Course 4 On The Globally Distinguishable Vs. The Substringular, Session 2, Part 2

Picture this (no smoke!). You are on a globe. The whole scenario is stuff in a spot. So, you and the globe bear an impetus in a given direction or angle (angular momentum). Now, if the globe were to spin, or spin differently, you would tend to want to fly off of the globe in a straight line that is perpendicular to the globe at the point that you were on it. Any straight line that touches one point of a surface bears a sense of 90 degrees. Such spinning involves spin-orbital interaction. As you can see, spinning of a sphere throws off points along the surface of that sphere as lines that are perpendicular to that sphere. When you consider an electron's wobble and transversel/radial motion, you can see why an electron's magnetic field isn't totally jointal. Like you probably already know, totally discrete or totally globally jointedness does not allow for symmetric differentiation. So, if an electron's homotopic field bears such aberrations unexplainably, then perhaps your angle of measurement, your angle of approach, or the fields involved with producing the angles of measurement or angles of approach are wrong.
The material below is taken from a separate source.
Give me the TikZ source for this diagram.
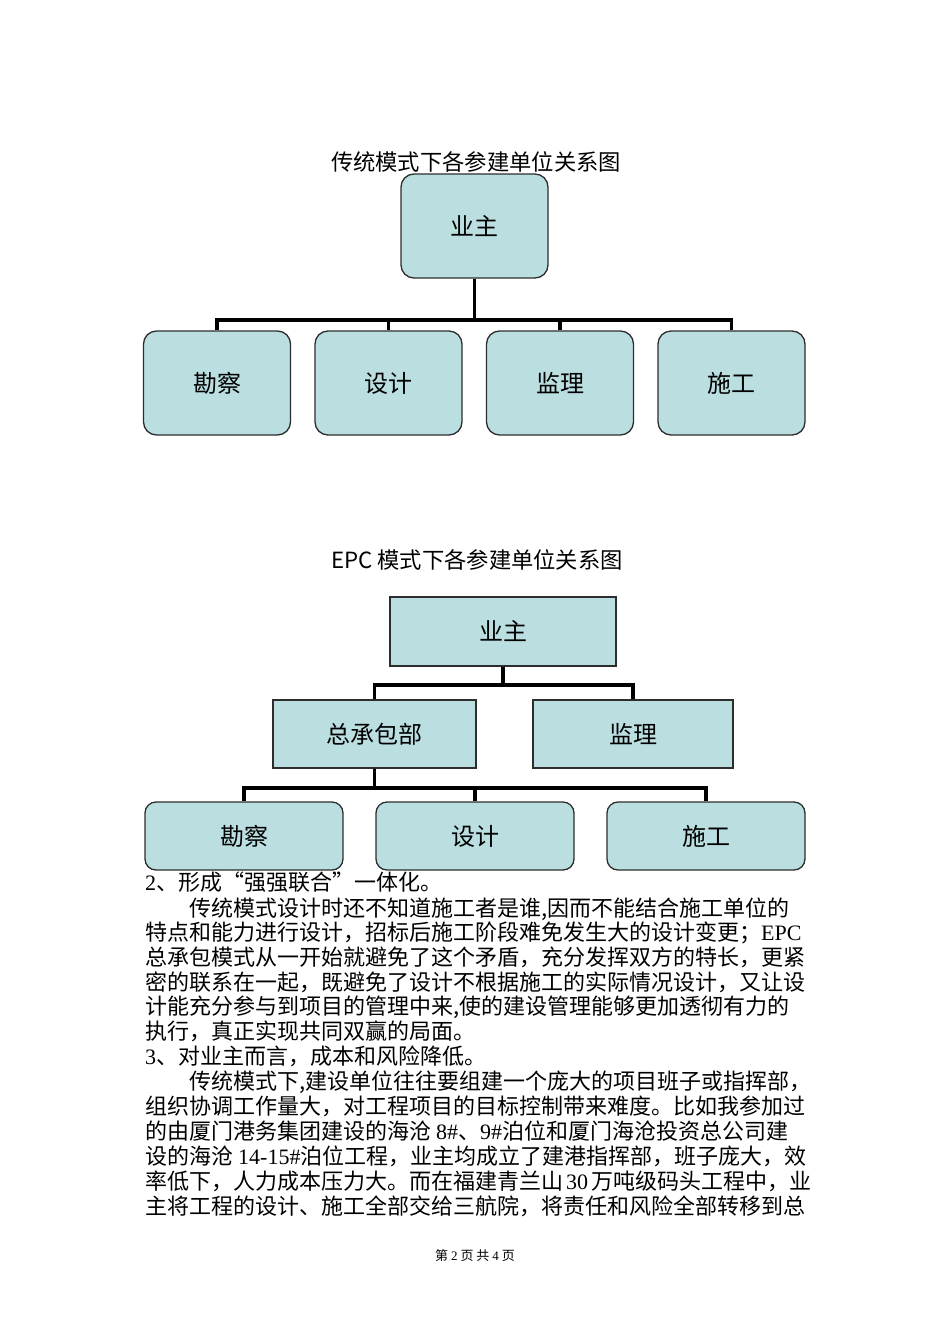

If there are no aberrations in the fields of your angle of measurements and in your approach, and the J of your detection produces a nullification of residue in the way of imaging the correlative fields of the given electron, and if the electron's relative position at a given metric is extrapolated with an expectation value of basically 1 in terms of identifying the proper local neighborhood of where the electron is at, then the electron may be properly identified. The fields of that electron must then bear a smooth surface differentiation when considering the transfer of J through whatever medium that the electron is in, as long as that environment does not destroy the electron or form direct homotopic aberrations during the metric in which the given local neighborhood is detected.